Hoxworth opens donor center



By Cindy Schroeder
The Cincinnati Enquirer

FORT THOMAS - More than 20 people did their part to boost blood supplies for Tristate hospitals when Hoxworth Blood Center opened its eighth neighborhood donor center Wednesday in the Fort Thomas Plaza.

HOW TO DONATE
Who can donate: Donors must be 17 or older, weigh at least 110 pounds and be able to provide identification. Blood donors should eat a good meal within four hours of donating.
Where: Hoxworth has eight neighborhood blood donor centers and a fleet of bloodmobiles for blood drives at churches, schools, and community events.
How long: The entire process, including free refreshments to replace the fluid lost through the donation, takes about 25 to 30 minutes.
When: Hours vary from center to center. Visit www.hoxworth.org to find a center and its hours, or call (513) 451-0910.
"We have a very large donor base in the Fort Thomas area," said Michael Anderson, a spokesman for Hoxworth Blood Center. "For years, we've done blood drives at St. Luke Hospital East, which is just down the street, but we'd outgrown the facility. That's why we decided to open another neighborhood (blood donor) center."
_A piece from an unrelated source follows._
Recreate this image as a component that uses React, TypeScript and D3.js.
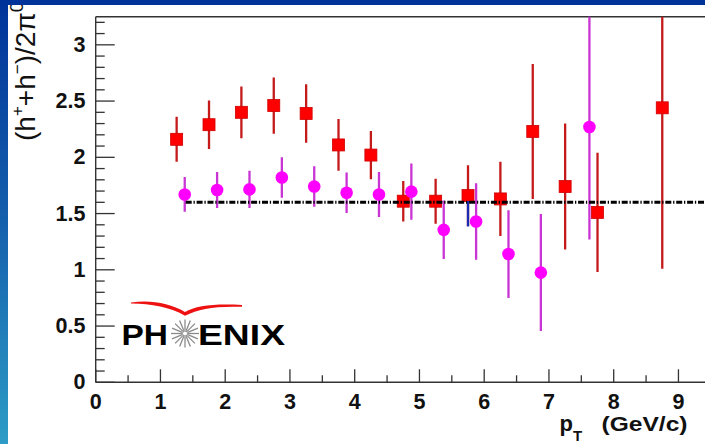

At 3 p.m. Tuesday, Hoxworth and the Northern Kentucky Chamber of Commerce will host a ribbon cutting and a reception at the Fort Thomas center.

The 4,000-square-foot center at 90 Alexandria Pike joins neighborhood blood centers in Fort Mitchell, Western Hills, Tri-County, Blue Ash, Anderson Township, Corryville and downtown Cincinnati, Mr. Anderson said. It will serve the Fort Thomas, Dayton, Bellevue, Newport and Alexandria areas, which have 3,016 registered donors.

Hoxworth, which serves 14 counties in Southwest Ohio, Northern Kentucky and Southeast Indiana, provides virtually all of the blood used for patient care at 24 Tristate hospitals. Each day, Hoxworth needs to collect blood from 325 volunteer donors.

As in past years, Tristate blood donations dropped by more than 50 percent during the recent holiday season, Mr. Anderson said.

"Starting about the second week in December, we see a real drop-off in walk-in donors to our centers," he said. Tristate high schools and colleges, which donate about 15 percent of Hoxworth's annual blood supplies, also are closed.

Hoxworth especially needs O positive blood, a common blood type shared by 38 percent of the population, Mr. Anderson said.